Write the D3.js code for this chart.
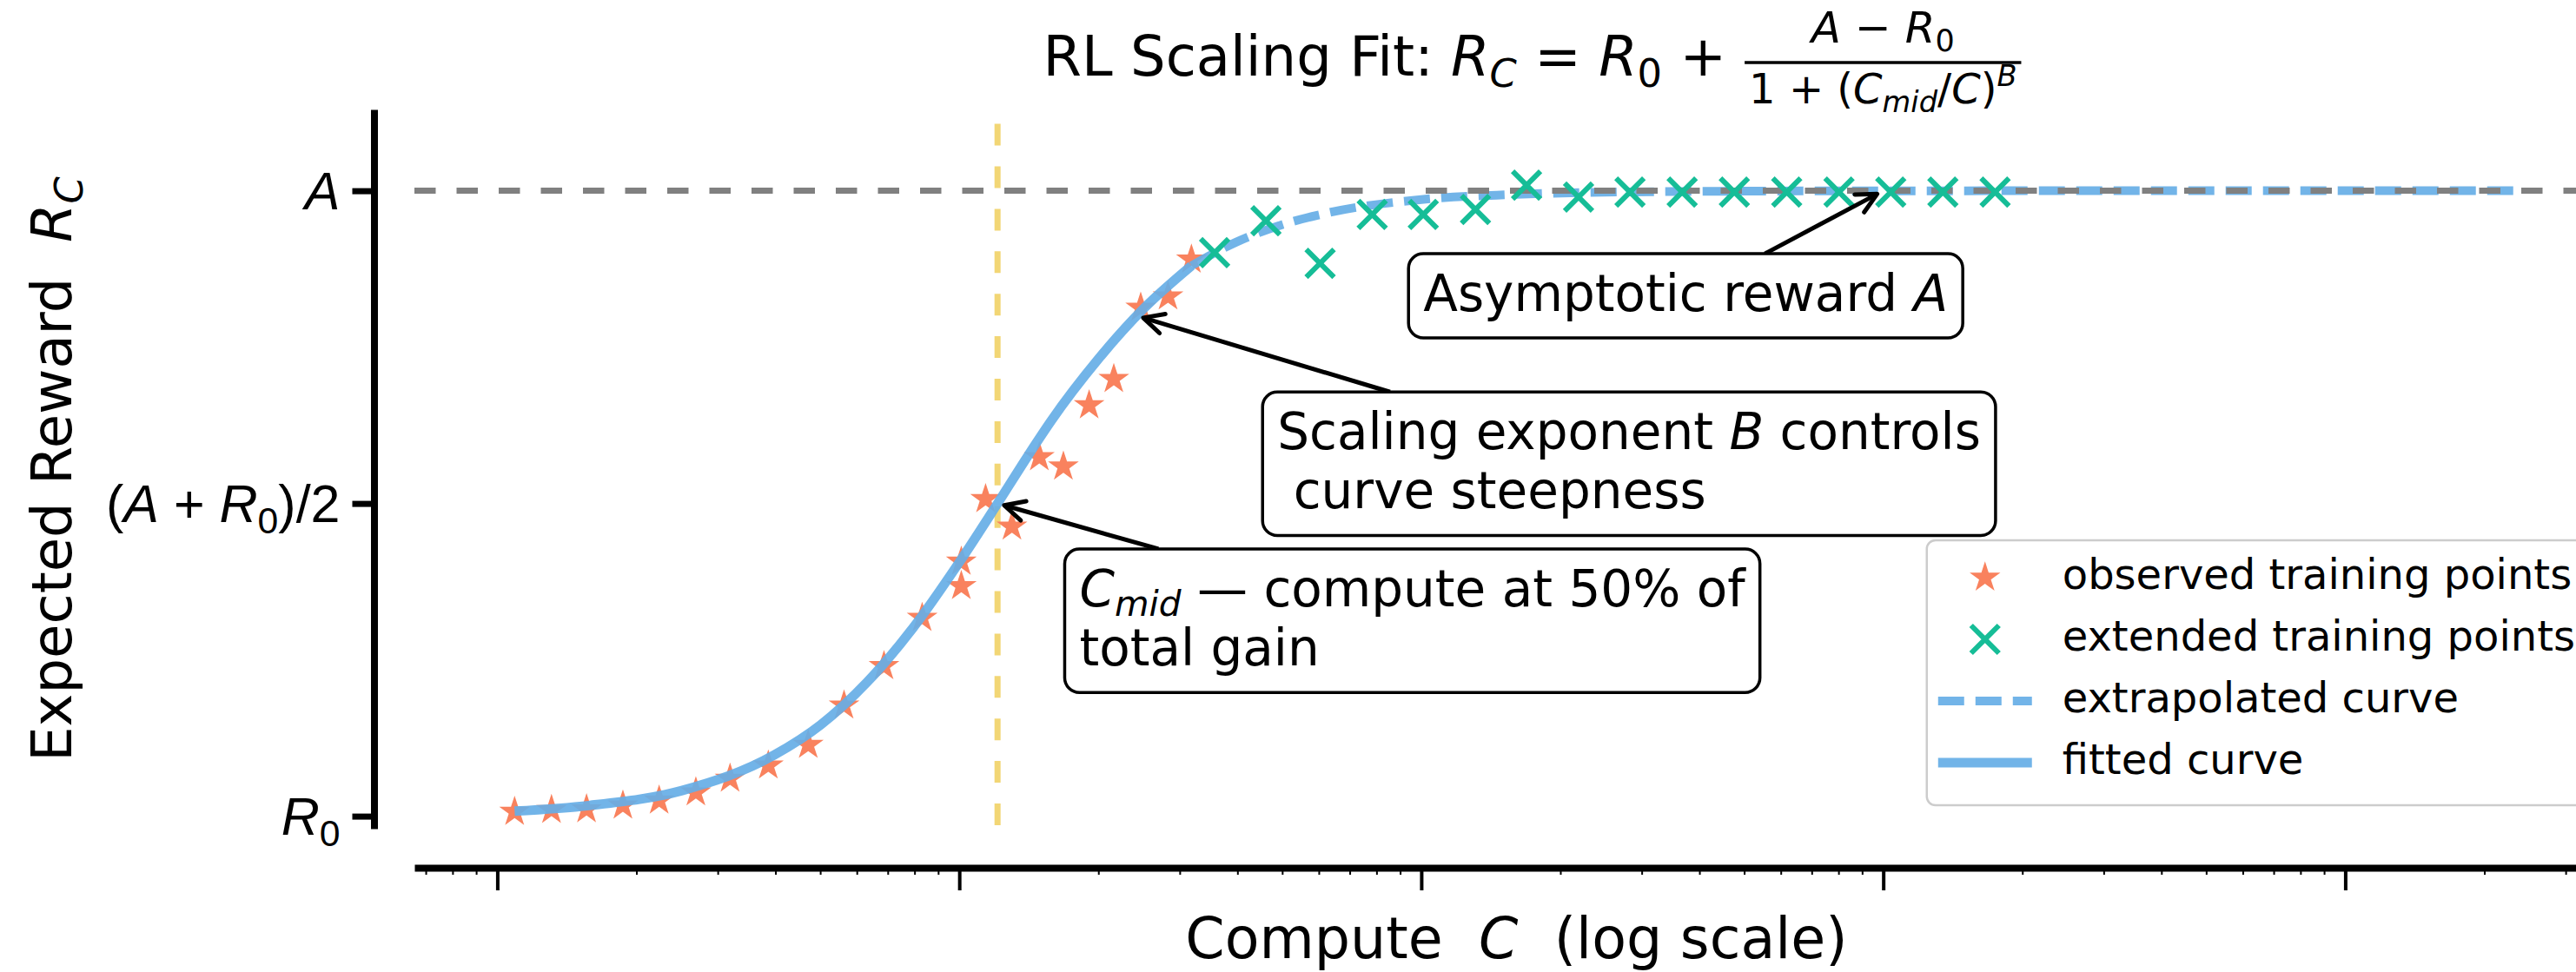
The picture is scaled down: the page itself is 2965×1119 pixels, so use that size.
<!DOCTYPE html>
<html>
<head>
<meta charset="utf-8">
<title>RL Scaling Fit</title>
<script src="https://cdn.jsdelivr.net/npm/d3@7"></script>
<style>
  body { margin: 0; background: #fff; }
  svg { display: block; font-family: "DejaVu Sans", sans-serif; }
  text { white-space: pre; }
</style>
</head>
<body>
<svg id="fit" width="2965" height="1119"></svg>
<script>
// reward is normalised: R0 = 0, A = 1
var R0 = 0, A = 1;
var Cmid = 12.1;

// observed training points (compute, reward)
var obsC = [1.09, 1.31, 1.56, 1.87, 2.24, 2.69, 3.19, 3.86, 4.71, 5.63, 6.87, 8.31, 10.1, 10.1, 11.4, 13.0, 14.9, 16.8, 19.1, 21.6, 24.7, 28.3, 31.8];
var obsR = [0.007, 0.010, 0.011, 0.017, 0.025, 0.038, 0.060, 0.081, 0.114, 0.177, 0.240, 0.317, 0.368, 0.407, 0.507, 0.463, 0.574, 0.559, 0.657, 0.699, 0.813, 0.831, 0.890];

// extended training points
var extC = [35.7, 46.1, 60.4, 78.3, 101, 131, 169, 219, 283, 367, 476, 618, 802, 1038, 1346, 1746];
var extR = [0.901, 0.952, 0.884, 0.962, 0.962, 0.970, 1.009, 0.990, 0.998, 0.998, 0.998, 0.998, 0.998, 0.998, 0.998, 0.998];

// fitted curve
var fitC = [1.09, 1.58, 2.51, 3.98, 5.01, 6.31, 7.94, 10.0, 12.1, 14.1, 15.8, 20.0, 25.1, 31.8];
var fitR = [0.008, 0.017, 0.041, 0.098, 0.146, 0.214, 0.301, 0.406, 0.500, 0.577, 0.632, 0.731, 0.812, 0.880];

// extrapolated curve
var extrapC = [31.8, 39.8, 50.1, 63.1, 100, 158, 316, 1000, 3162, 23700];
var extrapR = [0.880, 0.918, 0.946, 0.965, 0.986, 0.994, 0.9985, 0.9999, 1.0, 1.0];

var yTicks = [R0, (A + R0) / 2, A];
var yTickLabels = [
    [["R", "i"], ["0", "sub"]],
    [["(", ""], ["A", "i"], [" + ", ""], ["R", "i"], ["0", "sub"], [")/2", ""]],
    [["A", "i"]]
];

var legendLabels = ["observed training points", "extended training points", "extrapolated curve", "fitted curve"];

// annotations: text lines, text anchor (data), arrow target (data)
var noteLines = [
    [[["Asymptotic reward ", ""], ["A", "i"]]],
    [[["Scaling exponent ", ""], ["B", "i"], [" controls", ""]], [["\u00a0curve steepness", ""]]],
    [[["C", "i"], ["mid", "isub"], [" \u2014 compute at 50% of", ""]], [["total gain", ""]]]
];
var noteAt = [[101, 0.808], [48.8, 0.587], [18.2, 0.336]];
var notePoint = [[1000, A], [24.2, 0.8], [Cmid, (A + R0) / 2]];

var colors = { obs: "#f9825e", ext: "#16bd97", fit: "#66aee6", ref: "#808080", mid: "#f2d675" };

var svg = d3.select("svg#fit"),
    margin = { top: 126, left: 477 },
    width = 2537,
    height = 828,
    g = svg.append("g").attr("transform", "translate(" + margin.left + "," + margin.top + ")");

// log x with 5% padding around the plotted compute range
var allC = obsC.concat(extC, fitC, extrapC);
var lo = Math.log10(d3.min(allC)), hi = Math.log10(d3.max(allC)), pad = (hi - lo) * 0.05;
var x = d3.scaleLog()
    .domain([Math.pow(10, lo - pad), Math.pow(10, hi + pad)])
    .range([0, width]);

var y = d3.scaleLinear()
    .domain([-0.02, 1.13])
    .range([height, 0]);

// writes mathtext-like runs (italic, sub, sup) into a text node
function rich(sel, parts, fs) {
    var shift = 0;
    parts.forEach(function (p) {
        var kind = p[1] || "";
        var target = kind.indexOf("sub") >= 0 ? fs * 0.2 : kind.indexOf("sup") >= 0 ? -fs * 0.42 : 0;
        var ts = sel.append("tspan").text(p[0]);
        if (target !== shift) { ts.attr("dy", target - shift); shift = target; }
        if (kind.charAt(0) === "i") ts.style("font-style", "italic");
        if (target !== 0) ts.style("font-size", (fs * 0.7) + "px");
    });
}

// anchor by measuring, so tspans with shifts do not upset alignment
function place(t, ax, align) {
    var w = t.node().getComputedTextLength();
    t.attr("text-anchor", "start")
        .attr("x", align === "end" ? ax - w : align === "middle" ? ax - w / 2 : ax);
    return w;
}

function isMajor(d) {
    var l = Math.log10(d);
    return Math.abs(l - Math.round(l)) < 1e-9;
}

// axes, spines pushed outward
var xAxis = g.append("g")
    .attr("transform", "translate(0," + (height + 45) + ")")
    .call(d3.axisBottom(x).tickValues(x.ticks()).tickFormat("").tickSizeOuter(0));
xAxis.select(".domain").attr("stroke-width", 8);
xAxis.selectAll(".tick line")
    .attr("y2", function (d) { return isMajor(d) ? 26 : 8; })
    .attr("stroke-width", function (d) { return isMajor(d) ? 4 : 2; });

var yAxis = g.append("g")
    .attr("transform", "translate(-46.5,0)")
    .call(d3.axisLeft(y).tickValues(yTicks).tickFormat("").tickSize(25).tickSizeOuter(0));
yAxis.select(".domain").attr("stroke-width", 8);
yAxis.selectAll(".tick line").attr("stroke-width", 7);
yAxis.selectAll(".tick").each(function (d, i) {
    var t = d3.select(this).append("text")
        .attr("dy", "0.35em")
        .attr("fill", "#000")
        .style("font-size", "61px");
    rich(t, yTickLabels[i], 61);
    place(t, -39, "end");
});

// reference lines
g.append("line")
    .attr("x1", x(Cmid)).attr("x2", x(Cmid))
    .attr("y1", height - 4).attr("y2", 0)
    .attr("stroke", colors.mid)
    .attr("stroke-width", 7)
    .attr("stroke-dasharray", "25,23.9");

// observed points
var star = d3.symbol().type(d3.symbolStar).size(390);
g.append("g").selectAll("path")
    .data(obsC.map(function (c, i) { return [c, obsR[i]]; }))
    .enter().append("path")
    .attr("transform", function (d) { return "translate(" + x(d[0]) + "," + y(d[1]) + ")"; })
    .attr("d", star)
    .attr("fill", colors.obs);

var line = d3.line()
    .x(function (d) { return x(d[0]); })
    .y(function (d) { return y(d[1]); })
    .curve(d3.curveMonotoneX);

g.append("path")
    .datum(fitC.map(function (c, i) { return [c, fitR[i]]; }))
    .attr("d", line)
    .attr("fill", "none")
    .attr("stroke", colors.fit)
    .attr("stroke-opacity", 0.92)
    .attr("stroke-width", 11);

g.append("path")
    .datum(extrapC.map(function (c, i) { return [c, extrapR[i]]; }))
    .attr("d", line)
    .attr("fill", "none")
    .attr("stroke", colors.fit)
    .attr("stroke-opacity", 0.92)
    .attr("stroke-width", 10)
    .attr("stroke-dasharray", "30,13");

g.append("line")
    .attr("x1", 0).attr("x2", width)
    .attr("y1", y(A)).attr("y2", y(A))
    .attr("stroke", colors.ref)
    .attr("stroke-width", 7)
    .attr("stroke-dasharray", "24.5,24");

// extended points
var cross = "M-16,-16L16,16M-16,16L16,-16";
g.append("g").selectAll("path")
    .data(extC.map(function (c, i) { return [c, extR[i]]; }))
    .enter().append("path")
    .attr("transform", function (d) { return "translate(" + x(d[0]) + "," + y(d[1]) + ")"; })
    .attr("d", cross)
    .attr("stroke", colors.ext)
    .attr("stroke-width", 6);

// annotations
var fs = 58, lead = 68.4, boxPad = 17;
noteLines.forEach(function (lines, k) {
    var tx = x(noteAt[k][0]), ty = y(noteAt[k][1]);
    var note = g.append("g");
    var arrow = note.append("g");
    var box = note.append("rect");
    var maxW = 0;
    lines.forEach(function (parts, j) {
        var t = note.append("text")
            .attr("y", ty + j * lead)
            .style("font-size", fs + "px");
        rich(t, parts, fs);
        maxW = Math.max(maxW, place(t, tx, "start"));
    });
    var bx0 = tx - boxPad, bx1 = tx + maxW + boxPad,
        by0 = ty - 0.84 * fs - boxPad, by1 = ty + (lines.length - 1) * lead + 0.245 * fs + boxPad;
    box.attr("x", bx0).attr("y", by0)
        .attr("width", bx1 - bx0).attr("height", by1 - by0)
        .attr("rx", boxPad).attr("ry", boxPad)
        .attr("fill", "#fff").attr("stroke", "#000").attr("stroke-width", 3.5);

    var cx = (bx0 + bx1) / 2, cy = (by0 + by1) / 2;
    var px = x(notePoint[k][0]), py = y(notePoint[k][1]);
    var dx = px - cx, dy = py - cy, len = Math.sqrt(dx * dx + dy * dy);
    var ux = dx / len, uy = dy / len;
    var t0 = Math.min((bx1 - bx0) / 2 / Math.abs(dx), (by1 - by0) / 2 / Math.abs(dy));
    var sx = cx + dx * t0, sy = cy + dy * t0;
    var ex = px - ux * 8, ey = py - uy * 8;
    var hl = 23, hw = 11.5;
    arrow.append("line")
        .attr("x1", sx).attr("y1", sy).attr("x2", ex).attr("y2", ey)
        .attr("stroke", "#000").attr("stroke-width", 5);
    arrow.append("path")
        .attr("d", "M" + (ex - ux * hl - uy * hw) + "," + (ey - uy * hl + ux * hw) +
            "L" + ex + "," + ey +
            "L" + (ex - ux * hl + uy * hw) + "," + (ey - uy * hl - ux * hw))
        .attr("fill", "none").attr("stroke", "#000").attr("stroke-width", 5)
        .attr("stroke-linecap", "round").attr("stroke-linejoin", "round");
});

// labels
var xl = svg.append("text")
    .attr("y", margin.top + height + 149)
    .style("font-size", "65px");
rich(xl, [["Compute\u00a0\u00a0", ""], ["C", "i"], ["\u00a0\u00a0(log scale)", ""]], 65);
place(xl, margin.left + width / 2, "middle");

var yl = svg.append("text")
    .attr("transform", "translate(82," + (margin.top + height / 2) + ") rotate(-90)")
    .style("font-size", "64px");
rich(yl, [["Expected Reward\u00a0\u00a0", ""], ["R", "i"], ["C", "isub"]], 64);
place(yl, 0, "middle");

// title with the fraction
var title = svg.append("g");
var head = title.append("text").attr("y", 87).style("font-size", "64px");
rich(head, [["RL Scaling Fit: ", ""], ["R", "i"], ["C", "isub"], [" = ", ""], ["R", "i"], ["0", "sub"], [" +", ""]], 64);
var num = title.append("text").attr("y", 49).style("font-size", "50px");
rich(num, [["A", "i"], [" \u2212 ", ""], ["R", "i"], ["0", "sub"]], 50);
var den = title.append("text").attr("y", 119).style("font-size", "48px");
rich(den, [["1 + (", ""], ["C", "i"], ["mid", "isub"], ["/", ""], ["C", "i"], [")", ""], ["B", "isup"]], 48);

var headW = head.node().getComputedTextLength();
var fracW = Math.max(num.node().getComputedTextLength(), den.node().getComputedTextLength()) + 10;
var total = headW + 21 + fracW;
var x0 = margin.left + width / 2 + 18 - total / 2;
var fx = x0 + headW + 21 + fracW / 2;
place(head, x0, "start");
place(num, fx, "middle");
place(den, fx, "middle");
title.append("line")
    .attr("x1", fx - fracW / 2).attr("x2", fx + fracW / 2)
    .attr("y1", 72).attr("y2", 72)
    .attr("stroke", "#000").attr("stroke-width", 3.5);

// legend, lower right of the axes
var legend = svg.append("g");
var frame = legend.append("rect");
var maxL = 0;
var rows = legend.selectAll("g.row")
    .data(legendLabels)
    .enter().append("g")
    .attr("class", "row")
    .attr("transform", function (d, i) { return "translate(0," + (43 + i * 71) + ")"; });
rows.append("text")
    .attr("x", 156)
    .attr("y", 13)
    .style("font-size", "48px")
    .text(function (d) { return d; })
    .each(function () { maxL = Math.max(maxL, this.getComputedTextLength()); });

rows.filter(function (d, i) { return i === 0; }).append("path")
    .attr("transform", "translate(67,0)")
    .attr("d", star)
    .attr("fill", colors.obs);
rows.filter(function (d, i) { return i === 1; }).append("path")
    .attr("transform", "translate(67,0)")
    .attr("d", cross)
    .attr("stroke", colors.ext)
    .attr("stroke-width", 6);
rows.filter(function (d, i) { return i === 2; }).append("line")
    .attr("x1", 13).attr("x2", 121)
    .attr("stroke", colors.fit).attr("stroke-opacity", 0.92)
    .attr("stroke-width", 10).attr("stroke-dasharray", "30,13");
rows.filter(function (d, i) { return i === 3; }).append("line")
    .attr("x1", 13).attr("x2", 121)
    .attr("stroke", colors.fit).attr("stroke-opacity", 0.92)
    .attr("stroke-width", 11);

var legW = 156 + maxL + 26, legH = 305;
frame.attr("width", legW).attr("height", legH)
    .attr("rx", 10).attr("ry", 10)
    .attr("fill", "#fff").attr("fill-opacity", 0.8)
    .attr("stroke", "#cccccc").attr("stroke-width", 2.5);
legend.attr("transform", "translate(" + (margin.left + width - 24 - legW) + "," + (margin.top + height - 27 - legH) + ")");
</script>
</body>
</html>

= = =

■ Task: Each line from the one holding "The picture is" to the one holding "var Cmid = 12.1;", those two included, is to be transcribed exactly, and no other line.

■ The response:
The picture is scaled down: the page itself is 2965×1119 pixels, so use that size.
<!DOCTYPE html>
<html>
<head>
<meta charset="utf-8">
<title>RL Scaling Fit</title>
<script src="https://cdn.jsdelivr.net/npm/d3@7"></script>
<style>
  body { margin: 0; background: #fff; }
  svg { display: block; font-family: "DejaVu Sans", sans-serif; }
  text { white-space: pre; }
</style>
</head>
<body>
<svg id="fit" width="2965" height="1119"></svg>
<script>
// reward is normalised: R0 = 0, A = 1
var R0 = 0, A = 1;
var Cmid = 12.1;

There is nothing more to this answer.